As you can see, in our part of the world, there’s more money going into metals and energy projects here than Australian real estate. Having said that, rising land values and rents are showing up in the share market.

On Monday, property trust Generation Healthcare reported earnings were up 78%, and it enjoyed a $4.8 million boost in property revaluations.

Another stock I like to watch is BWP Trust. It’s basically the landlord to the Bunnings Warehouse chain. It reported its profit was up 14.6% on its $1.9 billion portfolio.

If we broaden out the scope to the wider market, you can see the property sector is starting to lift.

Mind you, we’re a long way from the giddy days of 2006/7. That’s why I think there’s plenty of room for this to run yet.

All this is perfectly in accord with the movement of our property clock over at Cycles, Trends and Forecasts.
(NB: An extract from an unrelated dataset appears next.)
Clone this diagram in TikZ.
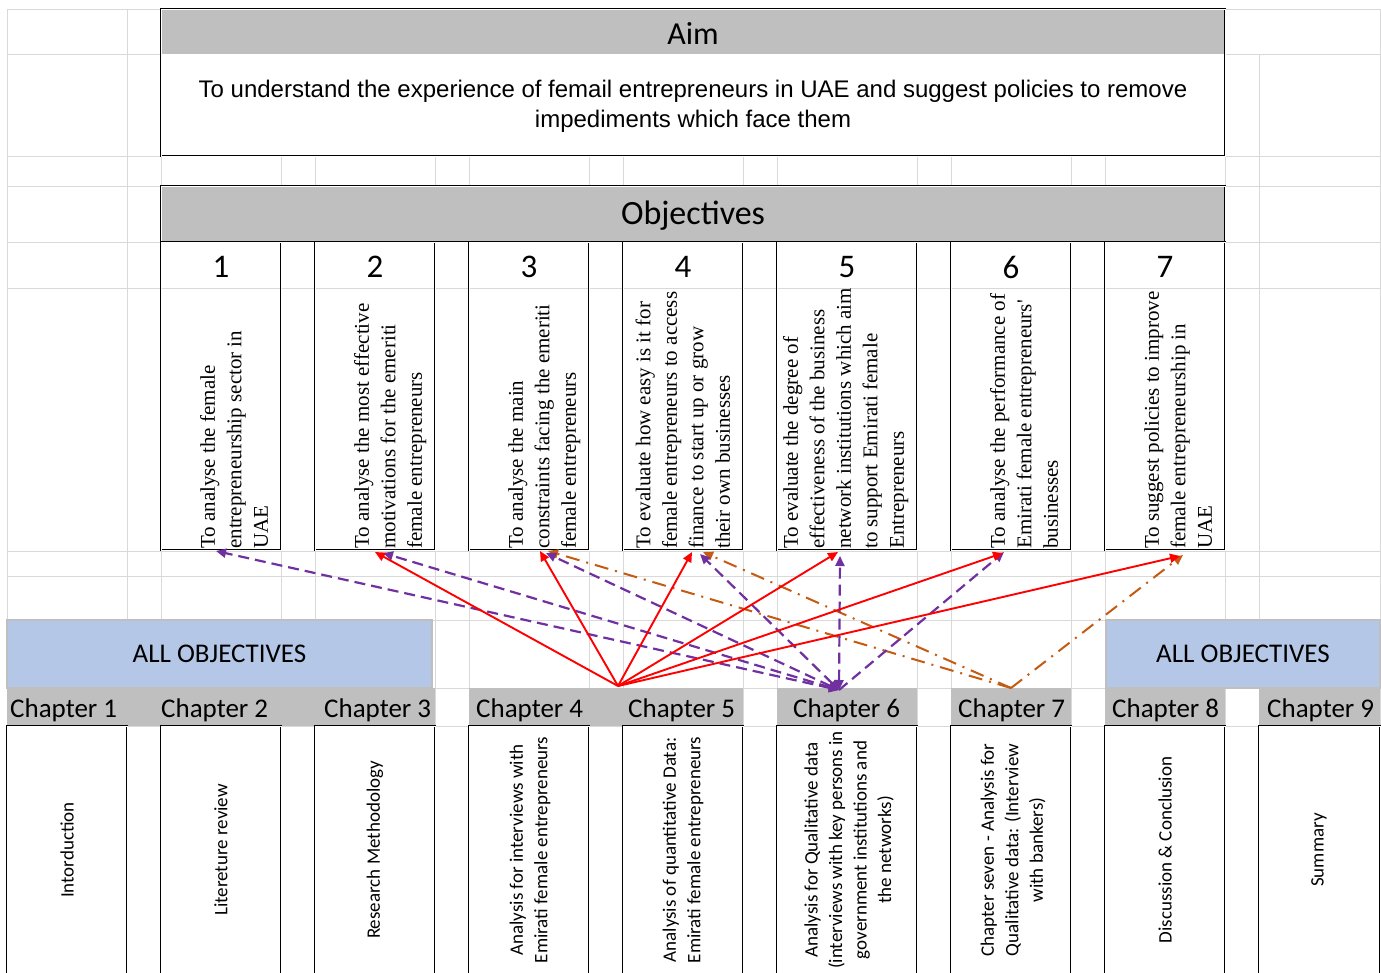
\documentclass[tikz,border=0pt]{standalone}
\usepackage{fontspec}
\setmainfont{Liberation Serif}
\newfontfamily\calib{Carlito}
\newfontfamily\arialf{Liberation Sans}
\newfontfamily\timesf{Liberation Serif}
\usetikzlibrary{arrows.meta}

\definecolor{gridc}{HTML}{D9D9D9}
\definecolor{headgray}{HTML}{BFBFBF}
\definecolor{allobj}{HTML}{B4C7E7}
\definecolor{allborder}{HTML}{BFBFBF}
\definecolor{redc}{HTML}{FF0000}
\definecolor{purc}{HTML}{7030A0}
\definecolor{orac}{HTML}{C55A11}

\begin{document}
\begin{tikzpicture}[x=1pt,y=-1pt,
  gridline/.style={draw=gridc, line width=0.9pt},
  cellbox/.style={draw=black, double=white, double distance=0.9pt, line width=1pt,
                  inner sep=0pt, outer sep=0pt},
  objbox/.style={cellbox, minimum height=308pt},
  chbox/.style={cellbox, fill=white, minimum height=249pt},
  allbox/.style={draw=allborder, line width=1.4pt, fill=allobj, minimum height=68pt,
                 inner sep=0pt, font=\calib\fontsize{27}{30}\selectfont},
  objnum/.style={font=\calib\fontsize{33}{36}\selectfont, inner sep=0pt},
  objtxt/.style={rotate=90, anchor=south west, align=left, inner sep=0pt,
                 font=\timesf\fontsize{21}{26.5}\selectfont},
  chtxt/.style={rotate=90, align=center, inner sep=0pt,
                font=\calib\fontsize{19}{24.5}\selectfont},
  chlab/.style={anchor=base west, inner sep=0pt, font=\calib\fontsize{27}{30}\selectfont},
  redarr/.style={draw=redc, line width=1.9pt, -{Triangle[length=10pt,width=9pt]}},
  purarr/.style={draw=purc, line width=2.2pt, dash pattern=on 11pt off 6pt,
                 {Triangle[length=10pt,width=9pt]}-{Triangle[length=10pt,width=9pt]}},
  purarr1/.style={draw=purc, line width=2.2pt, dash pattern=on 11pt off 6pt,
                 -{Triangle[length=10pt,width=9pt]}},
  oraarr/.style={draw=orac, line width=2pt, dash pattern=on 14pt off 7pt on 2pt off 7pt,
                 -{Triangle[length=10pt,width=9pt]}},
]
\useasboundingbox (0,0) rectangle (1381,972);
\clip (0,0) rectangle (1381,972);
\fill[white] (0,0) rectangle (1381,972);

% spreadsheet grid
\foreach \y in {9,156,186,242,288,551,576,620,688,726}
  \draw[gridline] (7,\y) -- (1380,\y);
\draw[gridline] (7,54) -- (161,54);
\draw[gridline] (1225,54) -- (1380,54);
\foreach \x in {7,127,161,281,315,435,469,589,623,743,777,917,951,1071,1105,1225,1380}
  \draw[gridline] (\x,9) -- (\x,972);
\draw[gridline] (1259,54) -- (1259,972);

% aim block
\fill[white] (161,9) rectangle (1225,156);
\fill[headgray] (161,9) rectangle (1225,54);
\node[cellbox, minimum width=1064pt, minimum height=147pt] (aim) at (693,82.5) {};
\node[font=\calib\fontsize{32}{36}\selectfont, inner sep=0pt] (aimtitle) at (693,33) {Aim};
\node[align=center, inner sep=0pt, font=\arialf\fontsize{24}{30}\selectfont] (aimtext) at (693,106)
  {To understand the experience of femail entrepreneurs in UAE and suggest policies to remove\\
   impediments which face them};

% objectives header
\node[cellbox, fill=headgray, minimum width=1064pt, minimum height=56pt] (objhead) at (693,214) {};
\node[font=\calib\fontsize{34}{38}\selectfont, inner sep=0pt] (objtitle) at (693,216) {Objectives};

% objective boxes
\node[objbox, minimum width=120pt] (o1) at (221,396) {};
\node[objbox, minimum width=120pt] (o2) at (375,396) {};
\node[objbox, minimum width=120pt] (o3) at (529,396) {};
\node[objbox, minimum width=120pt] (o4) at (683,396) {};
\node[objbox, minimum width=140pt] (o5) at (847,396) {};
\node[objbox, minimum width=120pt] (o6) at (1011,396) {};
\node[objbox, minimum width=120pt] (o7) at (1165,396) {};

\node[objnum] (n1) at (221,267) {1};
\node[objnum] (n2) at (375,267) {2};
\node[objnum] (n3) at (529,267) {3};
\node[objnum] (n4) at (683,267) {4};
\node[objnum] (n5) at (847,267) {5};
\node[objnum] (n6) at (1011,267) {6};
\node[objnum] (n7) at (1165,267) {7};

\node[objtxt] (t1) at (276,549) {To analyse the female\\entrepreneurship sector in\\UAE\strut};
\node[objtxt] (t2) at (430,549) {To analyse the most effective\\motivations for the emeriti\\female entrepreneurs\strut};
\node[objtxt] (t3) at (584,549) {To analyse the main\\constraints facing the emeriti\\female entrepreneurs\strut};
\node[objtxt] (t4) at (738,549) {To evaluate how easy is it for\\female entrepreneurs to access\\finance to start up or grow\\their own businesses\strut};
\node[objtxt] (t5) at (912,549) {To evaluate the degree of\\effectiveness of the business\\network institutions which aim\\to support Emirati female\\Entrepreneurs\strut};
\node[objtxt] (t6) at (1066,549) {To analyse the performance of\\Emirati female entrepreneurs'\\businesses\strut};
\node[objtxt] (t7) at (1220,549) {To suggest policies to improve\\female entrepreneurship in\\UAE\strut};

% "all objectives" banners
\node[allbox, minimum width=425pt] (allL) at (219.5,654) {ALL OBJECTIVES};
\node[allbox, minimum width=274pt] (allR) at (1243,654) {ALL OBJECTIVES};

% chapter band
\fill[headgray] (7,688) rectangle (435,726);
\fill[headgray] (469,688) rectangle (743,726);
\fill[headgray] (777,688) rectangle (917,726);
\fill[headgray] (951,688) rectangle (1071,726);
\fill[headgray] (1105,688) rectangle (1225,726);
\fill[headgray] (1259,688) rectangle (1380,726);

\node[chlab] (l1) at (10,717) {Chapter 1};
\node[chlab] (l2) at (161,717) {Chapter 2};
\node[chlab] (l3) at (324,717) {Chapter 3};
\node[chlab] (l4) at (476,717) {Chapter 4};
\node[chlab] (l5) at (628,717) {Chapter 5};
\node[chlab] (l6) at (793,717) {Chapter 6};
\node[chlab] (l7) at (958,717) {Chapter 7};
\node[chlab] (l8) at (1112,717) {Chapter 8};
\node[chlab] (l9) at (1267,717) {Chapter 9};

% chapter boxes
\node[chbox, minimum width=120pt] (c1) at (67,850.5) {};
\node[chbox, minimum width=120pt] (c2) at (221,850.5) {};
\node[chbox, minimum width=120pt] (c3) at (375,850.5) {};
\node[chbox, minimum width=120pt] (c4) at (529,850.5) {};
\node[chbox, minimum width=120pt] (c5) at (683,850.5) {};
\node[chbox, minimum width=140pt] (c6) at (847,850.5) {};
\node[chbox, minimum width=120pt] (c7) at (1011,850.5) {};
\node[chbox, minimum width=120pt] (c8) at (1165,850.5) {};
\node[chbox, minimum width=121pt] (c9) at (1319.5,850.5) {};

\node[chtxt] (x1) at (67,850) {Intorduction};
\node[chtxt] (x2) at (221,850) {Litereture review};
\node[chtxt] (x3) at (375,850) {Research Methodology};
\node[chtxt] (x4) at (530,850) {Analysis for interviews with\\Emirati female entrepreneurs};
\node[chtxt] (x5) at (683,850) {Analysis of quantitative Data:\\Emirati female entrepreneurs};
\node[chtxt] (x6) at (849,850) {Analysis for Qualitative data\\(interviews with key persons in\\government institutions and\\the networks)};
\node[chtxt] (x7) at (1013,850) {Chapter seven - Analysis for\\Qualitative data: (Interview\\with bankers)};
\node[chtxt] (x8) at (1165,850) {Discussion \& Conclusion};
\node[chtxt] (x9) at (1319,850) {Summary};

% hubs where the connectors meet on the chapter band
\coordinate (h4) at (618,686);
\coordinate (h6) at (839,690);
\coordinate (h7) at (1011,688);

% chapter 7 links (dash-dot)
\draw[oraarr] (h7) -- ([xshift=19pt,yshift=-1pt]o3.south);
\draw[oraarr] (h7) -- ([xshift=20pt,yshift=-2pt]o4.south);
\draw[oraarr] (h7) -- ([xshift=18pt,yshift=-5pt]o7.south);

% chapter 6 links (dashed)
\draw[purarr] (h6) -- ([xshift=-5pt,yshift=-1pt]o1.south);
\draw[purarr] (h6) -- ([xshift=8pt,yshift=-3pt]o2.south);
\draw[purarr] (h6) -- ([xshift=17pt,yshift=-3pt]o3.south);
\draw[purarr] (h6) -- ([xshift=17pt,yshift=-4pt]o4.south);
\draw[purarr] (h6) -- ([xshift=-7pt,yshift=-6pt]o5.south);
\draw[purarr1] (h6) -- ([xshift=-7pt,yshift=-2pt]o6.south);

% chapters 4 and 5 links (solid)
\draw[redarr] (h4) -- ([yshift=-2pt]o2.south);
\draw[redarr] (h4) -- ([xshift=11pt,yshift=-1pt]o3.south);
\draw[redarr] (h4) -- ([xshift=9pt,yshift=-2pt]o4.south);
\draw[redarr] (h4) -- ([xshift=-9pt,yshift=-2pt]o5.south);
\draw[redarr] (h4) -- ([xshift=-8pt,yshift=-3pt]o6.south);
\draw[redarr] (h4) -- ([xshift=15pt,yshift=-6pt]o7.south);
\end{tikzpicture}
\end{document}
The clock actually tells you how the economy will move…long before the events come to pass.

For example, the next phase we’re looking for over in the US is a rapid expansion in new construction. Of course, for that to happen, people need to be able to afford to buy in. That hasn’t been easy over in the US in the wake of the subprime debacle that brought on what the Americans call the ‘Great Recession’.

So it was with interest I saw this from USA Today…

Quote:
‘US makes it easier to buy first home

‘New policies — including lower down payment requirements, decreased mortgage insurance premiums and looser lending standards — are intended to make it easier for first-time like Mr Eddleman to get a loan…

‘Easier access to credit will be one factor in getting first-time home buyers into the market. A bigger factor may be that Millennials are settling down. “The pure demographics [of Millenials overtaking Baby Boomers as the nation’s largest generation] are going to increase the number of first time buyers in the market.”’


This will soon put the American banks back into the profitable business of financing property. That’s basically what banks all over the world exist to do. They’ve left businesses to raise money from the share and bond markets these days.

This trend’s been 100 years in the making.

The Economist reported on this in late January.

Here’s the key quote: ‘Since the 1970s virtually the entire increase in the ratio of private-sector debt to GDP around the world has been caused by rising levels of mortgage lending.’

What? Aren’t we Westerners nothing but a bunch of spendthrift consumers who cannot be trusted to contain ourselves within a five mile radius of a shopping centre? Don’t our Depression-era forefathers look down upon us from the heavens and shake their head at our profligacy?

Actually no. We just need more debt to buy into the property market. All the banks ask is that you pledge your lifetime earnings in advance.

Banks of course get a higher return on property loans than they do on business loans because the regulatory rules state they have to hold less capital against a property loan. The study the Economist referencessays banks actually resemble ‘real estate funds’ who borrow short (deposits) to lend long (property loans).

That is to say, our money on deposit is hostage to the banks’ property portfolios. That’s ok for now; it’s when the boom really gets going that the worries will start to kick in…

We’ve all become slaves to the banks. The ruling elite don’t want you to know this of course.